Journal de l'année Édition 1972 1972Éd. 1972

Le monde n'a donc pas retrouvé une situation très stable après l'accord de Washington. On devait s'en rendre compte en juin 1972, quand la livre sterling sera contrainte de flotter, c'est-à-dire de renoncer à la parité fixe. Et, surtout, rien n'est réglé en matière de réforme monétaire internationale. Les 50 milliards de dollars qui se promènent à travers le monde et représentent la dette extérieure des USA ne sont amarrés nulle part.

Le fait que le dollar ait été dévalué, bien loin de rassurer l'univers sur la monnaie américaine, l'a fait apparaître comme une monnaie fragile.
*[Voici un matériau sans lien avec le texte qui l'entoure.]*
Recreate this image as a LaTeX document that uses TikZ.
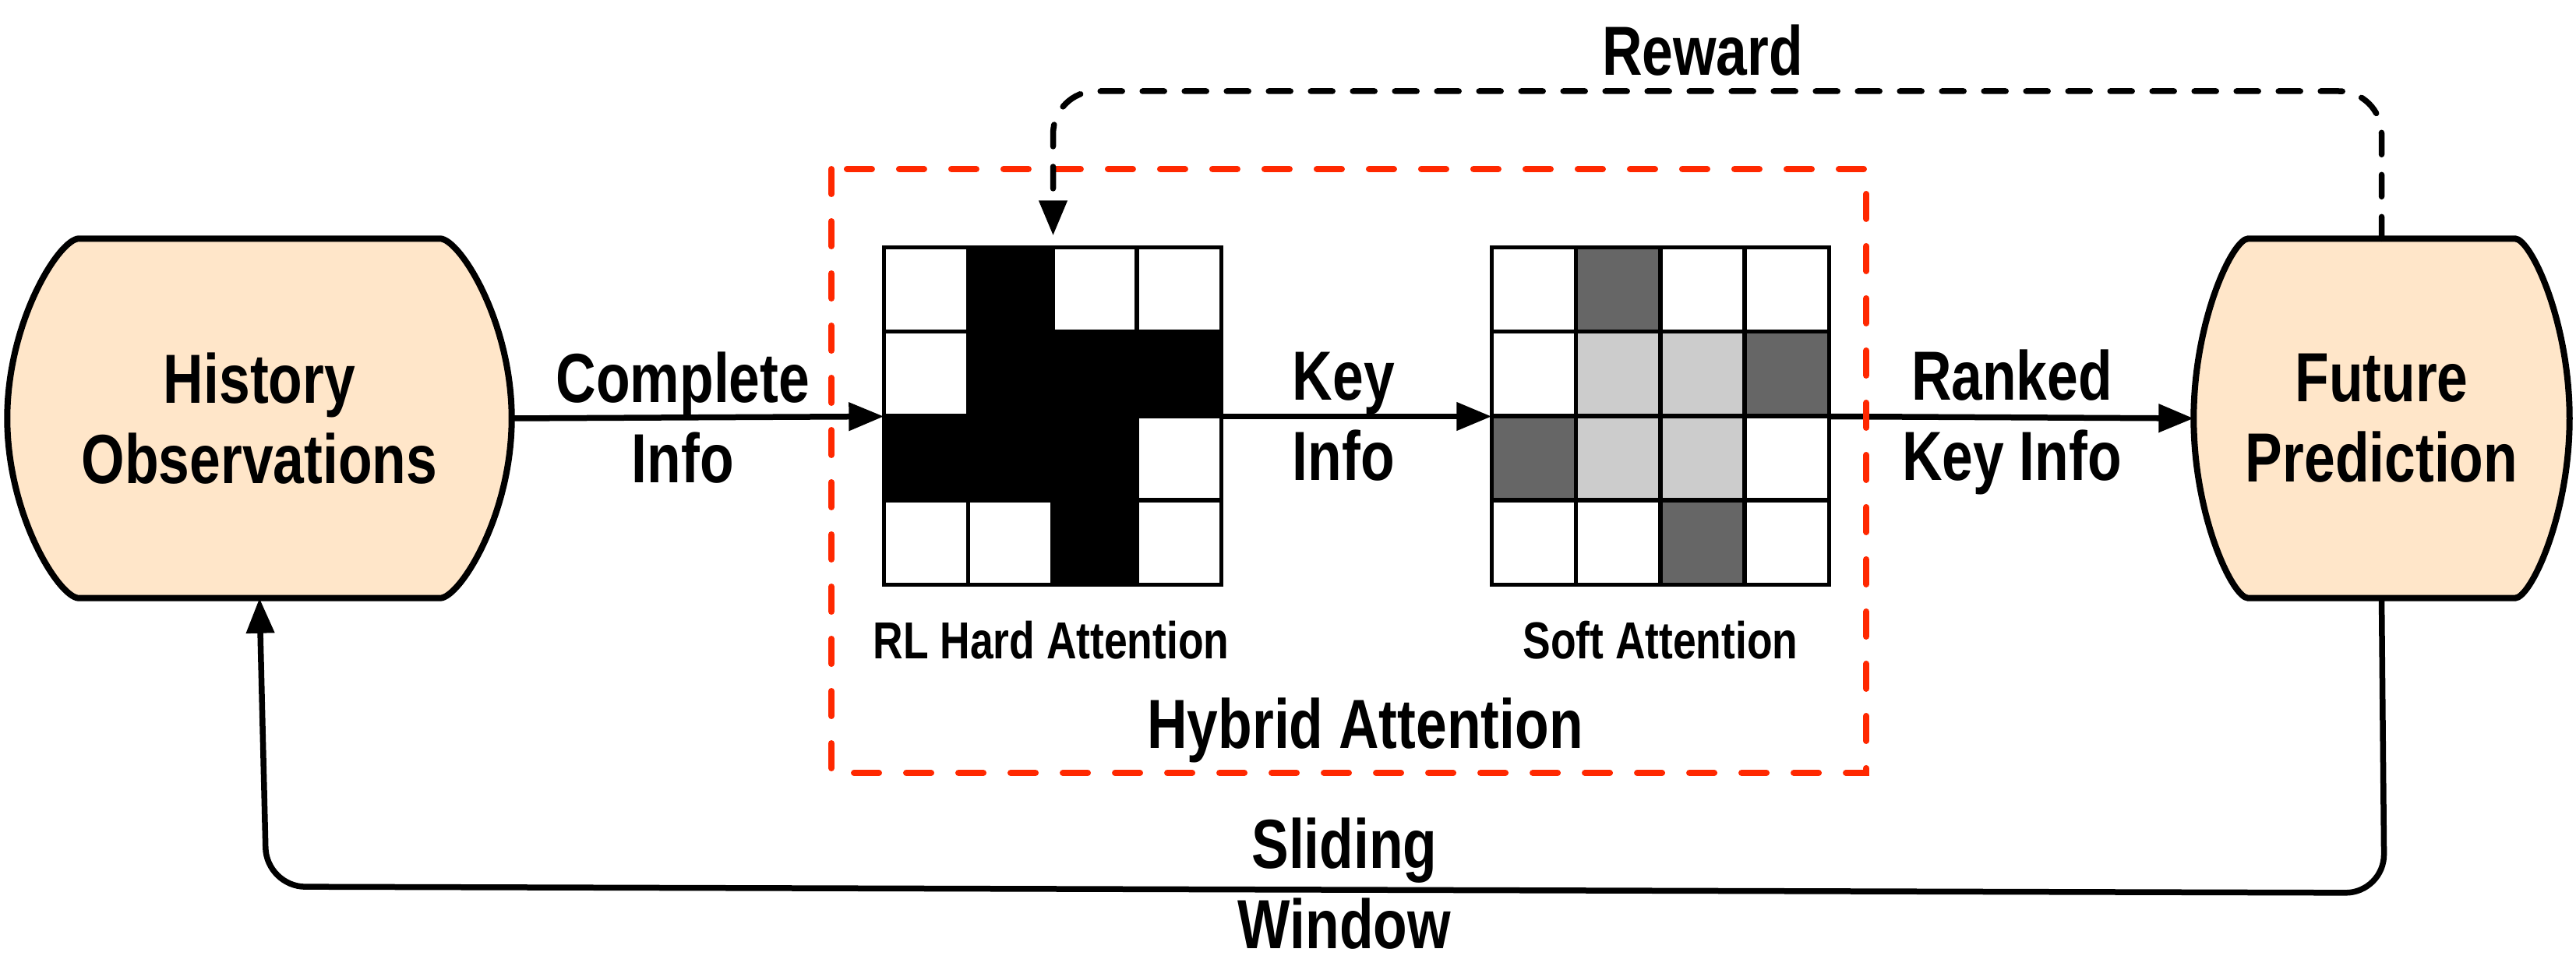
\documentclass[tikz,border=0pt]{standalone}
\usepackage{fontspec}
\setmainfont{Liberation Sans}[FakeStretch=0.8]
\usetikzlibrary{arrows.meta,backgrounds,positioning}
\definecolor{peach}{RGB}{255,230,201}
\definecolor{hybridred}{RGB}{255,40,0}
\definecolor{darkcell}{RGB}{102,102,102}
\definecolor{lightcell}{RGB}{204,204,204}
\newcommand{\bigfont}{\fontsize{25.4pt}{29.3pt}\selectfont\bfseries}
\newcommand{\capfont}{\fontsize{19pt}{22pt}\selectfont\bfseries}
% outline of a box with bulging sides: node, inset of the flat edge, control offset
\newcommand{\barrel}[3]{%
  \draw[boxline] ([xshift=#2cm]#1.north west) -- ([xshift=-#2cm]#1.north east)
    .. controls ([xshift=-#3cm]#1.north east) and ([yshift=1.25cm]#1.east) .. (#1.east)
    .. controls ([yshift=-1.25cm]#1.east) and ([xshift=-#3cm]#1.south east) .. ([xshift=-#2cm]#1.south east)
    -- ([xshift=#2cm]#1.south west)
    .. controls ([xshift=#3cm]#1.south west) and ([yshift=-1.25cm]#1.west) .. (#1.west)
    .. controls ([yshift=1.25cm]#1.west) and ([xshift=#3cm]#1.north west) .. cycle;}
\begin{document}
\begin{tikzpicture}[
    boxline/.style={line width=0.08cm, fill=peach},
    box/.style={minimum height=4.6cm, inner sep=0pt, align=center, font=\bigfont},
    grid4/.style={minimum size=4.33cm, inner sep=0pt},
    lbl/.style={inner sep=0pt, align=center, font=\bigfont},
    caption/.style={inner sep=0pt, anchor=base, font=\capfont},
    cellline/.style={line width=0.055cm, line cap=rect},
    flow/.style={line width=0.075cm, -{Triangle[length=0.45cm,width=0.35cm]}},
    reward/.style={flow, dash pattern=on 0.28cm off 0.26cm, line cap=round, rounded corners=0.55cm},
    hybrid/.style={draw=hybridred, line width=0.08cm, dash pattern=on 0.32cm off 0.35cm, line cap=round}
  ]
  \useasboundingbox (0,0) rectangle (33.06,-12.53);

  \node[box, minimum width=6.46cm] (hist) at ( 3.33, -5.37) {History\\Observations};
  \node[box, minimum width=4.81cm] (pred) at (30.565,-5.37) {Future\\Prediction};
  \begin{scope}[on background layer]
    \barrel{hist}{0.92}{0.67}
    \barrel{pred}{0.70}{0.50}
  \end{scope}

  \node[grid4] (hard) at (13.515,-5.345) {};
  \node[grid4] (soft) at (21.315,-5.345) {};

  \begin{scope}[shift={(hard.north west)}, x=1.0825cm, y=-1.0825cm]
    \foreach \r/\c in {1/2, 2/2, 2/3, 2/4, 3/1, 3/2, 3/3, 4/3}
      \fill (\c-1,\r-1) rectangle (\c,\r);
    \foreach \i in {0,...,4} {
      \draw[cellline] (\i,0) -- (\i,4);
      \draw[cellline] (0,\i) -- (4,\i);
    }
  \end{scope}
  \begin{scope}[shift={(soft.north west)}, x=1.0825cm, y=-1.0825cm]
    \foreach \r/\c/\col in {1/2/darkcell, 2/2/lightcell, 2/3/lightcell, 2/4/darkcell,
                            3/1/darkcell, 3/2/lightcell, 3/3/lightcell, 4/3/darkcell}
      \fill[\col] (\c-1,\r-1) rectangle (\c,\r);
    \foreach \i in {0,...,4} {
      \draw[cellline] (\i,0) -- (\i,4);
      \draw[cellline] (0,\i) -- (4,\i);
    }
  \end{scope}

  \node[caption] (hardcap) at (13.49,-8.45) {RL Hard Attention};
  \node[caption] (softcap) at (21.31,-8.45) {Soft Attention};

  \draw[flow] (hist.east) -- (hard.west) node[lbl, pos=0.46] {Complete\\Info};
  \draw[flow] (hard.east) -- (soft.west) node[lbl, pos=0.45] {Key\\Info};
  \draw[flow] (soft.east) -- (pred.west) node[lbl, pos=0.5, yshift=-0.06cm] {Ranked\\Key Info};

  \draw[hybrid] (10.67,-2.17) rectangle (23.95,-9.92);
  \node[lbl, anchor=base] (hyblbl) at (17.52,-9.60) {Hybrid Attention};

  \coordinate (rtop) at (13.515,-1.17);
  \draw[reward, shorten >=0.15cm] (pred.north) |- (rtop) -- (hard.north);
  \node[lbl, anchor=base] (rewardlbl) at (21.85,-0.97) {Reward};

  \coordinate (sr) at (30.60,-11.46);
  \coordinate (sl) at ( 3.42,-11.38);
  \draw[flow, rounded corners=0.5cm] (pred.south) -- (sr) -- (sl)
    node[lbl, pos=0.491, yshift=0.08cm] {Sliding\\Window} -- (hist.south);
\end{tikzpicture}
\end{document}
Or, tout le système monétaire international continue de reposer sur elle, dans la mesure où rien n'a été prévu pour la remplacer. Il y a, en fait, dans le système qui est sorti de l'accord de Washington une contradiction fondamentale : l'affaiblissement de la monnaie sur laquelle repose le système monétaire et le maintien de celui-ci. Cette contradiction se traduit dans le fait que le dollar reste inconvertible (c'est bien parce que les Américains craignent d'y perdre le peu d'or qui leur reste qu'ils ont décidé de maintenir cette inconvertibilité), alors que les taux de change devraient redevenir fixes. Une monnaie inconvertible est une monnaie dans laquelle on n'a pas confiance et l'on ne voit pas comment elle pourrait conserver durablement une valeur fixe. Autrement dit, tous les maux que l'on croyait avoir guéris à Washington peuvent se réveiller à tout moment, car la maladie n'a pas été soignée en profondeur.
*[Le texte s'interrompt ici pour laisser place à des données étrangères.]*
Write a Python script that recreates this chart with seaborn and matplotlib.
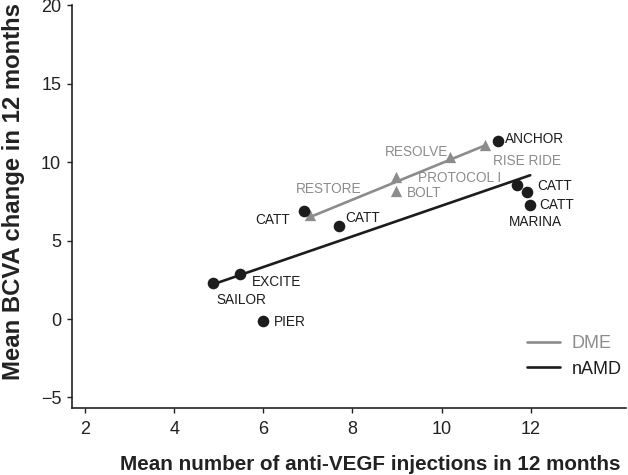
import matplotlib
matplotlib.use("Agg")
import matplotlib.pyplot as plt
import seaborn as sns
import pandas as pd

# ---- data ----
namd_names = ["SAILOR", "EXCITE", "PIER", "CATT", "CATT", "ANCHOR", "CATT", "CATT", "MARINA"]
namd_inj = [4.88, 5.48, 6.00, 6.92, 7.69, 11.26, 11.69, 11.92, 11.99]
namd_bcva = [2.31, 2.85, -0.13, 6.90, 5.95, 11.34, 8.58, 8.08, 7.27]

dme_names = ["RESTORE", "PROTOCOL I", "BOLT", "RESOLVE", "RISE RIDE"]
dme_inj = [7.05, 8.99, 8.99, 10.19, 10.98]
dme_bcva = [6.63, 9.03, 8.18, 10.34, 11.09]

x_ticks = [2, 4, 6, 8, 10, 12]
y_ticks = [-5, 0, 5, 10, 15, 20]
x_label = "Mean number of anti-VEGF injections in 12 months"
y_label = "Mean BCVA change in 12 months"
series_labels = ["DME", "nAMD"]

# ---- style ----
sns.set_theme(style="ticks")
plt.rcParams["font.family"] = ["Liberation Sans", "DejaVu Sans"]
plt.rcParams["axes.unicode_minus"] = True

DME_C = "#8c8c8c"
NAMD_C = "#1c1c1c"
AX_C = "#222222"

fig = plt.figure(figsize=(6.28, 4.75), dpi=100)
ax = fig.add_axes([72.3 / 628, (475 - 408.3) / 475, (626 - 72.3) / 628, (408.3 - 5) / 475])

dme = pd.DataFrame({"inj": dme_inj, "bcva": dme_bcva})
namd = pd.DataFrame({"inj": namd_inj, "bcva": namd_bcva})

sns.regplot(data=dme, x="inj", y="bcva", ax=ax, ci=None, marker="^", color=DME_C,
            scatter_kws=dict(s=66, linewidths=0, alpha=1, zorder=2),
            line_kws=dict(lw=1.9, zorder=2), label=series_labels[0])
sns.regplot(data=namd, x="inj", y="bcva", ax=ax, ci=None, marker="o", color=NAMD_C,
            scatter_kws=dict(s=70, linewidths=0, alpha=1, zorder=3),
            line_kws=dict(lw=1.9, zorder=3), label=series_labels[1])

# label offsets in points (layout only)
namd_offsets = [((20.2, -12.0), "center"), ((8.4, -5.8), "left"), ((7.9, -0.5), "left"),
                ((-10.3, -6.7), "right"), ((5.0, 5.8), "left"), ((5.3, 1.9), "left"),
                ((14.9, -1.0), "left"), ((8.6, -9.1), "left"), ((3.8, -12.0), "center")]
dme_offsets = [((13.2, 18.5), "center"), ((15.6, -0.7), "left"), ((7.6, -1.9), "left"),
               ((-1.4, 3.6), "right"), ((5.5, -11.3), "left")]

for name, xv, yv, (off, ha) in zip(namd_names, namd_inj, namd_bcva, namd_offsets):
    ax.annotate(name, (xv, yv), xytext=off, textcoords="offset points", ha=ha, va="center",
                fontsize=9.8, color=NAMD_C, zorder=5)
for name, xv, yv, (off, ha) in zip(dme_names, dme_inj, dme_bcva, dme_offsets):
    ax.annotate(name, (xv, yv), xytext=off, textcoords="offset points", ha=ha, va="center",
                fontsize=9.8, color=DME_C, zorder=5)

ax.set_xlim(1.715, 14.14)
ax.set_ylim(-5.69, 20.03)
ax.set_xticks(x_ticks)
ax.set_yticks(y_ticks)
ax.tick_params(axis="both", labelsize=13, colors=AX_C, length=3.5, width=1.0, direction="out")
ax.tick_params(axis="x", pad=6)
ax.tick_params(axis="y", pad=4.5)
for s in ["top", "right"]:
    ax.spines[s].set_visible(False)
for s in ["left", "bottom"]:
    ax.spines[s].set_color(AX_C)
    ax.spines[s].set_linewidth(1.2)

ax.set_xlabel(x_label, fontsize=14.9, fontweight="bold", color=AX_C)
ax.set_ylabel(y_label, fontsize=17.2, fontweight="bold", color=AX_C)
ax.xaxis.label.set_va("center")
ax.yaxis.label.set_va("center")
ax.xaxis.set_label_coords(0.538, -(465 - 408.3) / (408.3 - 5))
ax.yaxis.set_label_coords(-(72.3 - 14) / (626 - 72.3), 0.5376)

handles = [l for l in ax.get_lines()]
leg = ax.legend(handles, series_labels, loc="center left",
                bbox_to_anchor=(526.7 / 628, 1 - 356.5 / 475), bbox_transform=fig.transFigure,
                frameon=False, fontsize=13, handlelength=1.85, handletextpad=0.65,
                labelspacing=0.45, borderpad=0, borderaxespad=0, labelcolor="linecolor")

fig.savefig("out.png", dpi=100)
Les Européens ont remporté une victoire de prestige en obtenant une dévaluation du dollar, mais ils ne sont pas moins prisonniers du dollar qu'avant l'accord de Washington ; ils le sont même davantage puisqu'ils ne peuvent plus échanger les dollars qu'ils détiennent contre l'or détenu aux États-Unis.

Les Européens ont été les premiers à mesurer les dangers contenus dans l'accord de Washington. Faisant taire — pour un temps — leurs divergences politiques sur les relations avec les États-Unis, ils ont négocié dans les premiers mois de 1972 un accord sur un rétrécissement des marges de fluctuation des monnaies entre pays de la CEE.

Début février, Brandt et Pompidou se mettent d'accord ; les Anglais se rallient : les monnaies européennes ne pourront pas varier entre elles de plus de 2,25 % au maximum. L'accord entre en application au mois de mai 1972. Question vitale pour l'existence du Marché commun et notamment pour le fonctionnement de la politique agricole commune.

Las ! Un mois plus tard, le 23 juin exactement, à la suite d'une fulgurante spéculation contre sa monnaie, le gouvernement de Londres décide (sans consulter ses partenaires européens) de faire flotter la livre sterling. Certes, on savait que les Anglais seraient contraints de dévaluer avant d'entrer officiellement dans le Marché commun, début 1973, car leur compétitivité avait beaucoup souffert des hausses de prix et de salaires. Mais on espérait qu'ils passeraient d'une parité fixe à une autre, sans faire le détour par la flottaison. On a craint que la lire italienne emprunte la même voie, ce qui eût été une catastrophe, car l'Italie est déjà, elle, dans le Marché commun. In extremis, les Six se sont mis d'accord, le 26 juin, pour aider l'Italie et lui éviter de laisser flotter la lire. L'unité monétaire était (temporairement ?) sauve.

Ce resserrement des liens entre les monnaies européennes risque, d'autre part, d'être l'amorce d'un cloisonnement de l'économie mondiale. Le système de l'étalon-dollar avec une monnaie américaine inconvertible et des parités fixes n'est pas viable à la longue. Si la balance des paiements des États-Unis reste déficitaire (ce qui est bien le cas en 1972), les banques européennes sont condamnées à absorber des dollars jusqu'à plus soif (puisqu'ils sont inconvertibles). À moins qu'elles ne renoncent à défendre la parité de leur monnaie en dollars, c'est-à-dire à moins qu'elles laissent flotter leur monnaie (autrement dit qu'elles renoncent aux parités fixes). Mais alors, le dollar se dévaluant en fait, les marchandises américaines vaudront moins cher en Europe et risqueront donc d'envahir les marchés du vieux continent. Une seule issue pour celui-ci : dresser des murailles douanières contre les produits américains, c'est-à-dire renoncer au libre-échange patiemment reconstitué depuis 15 ans.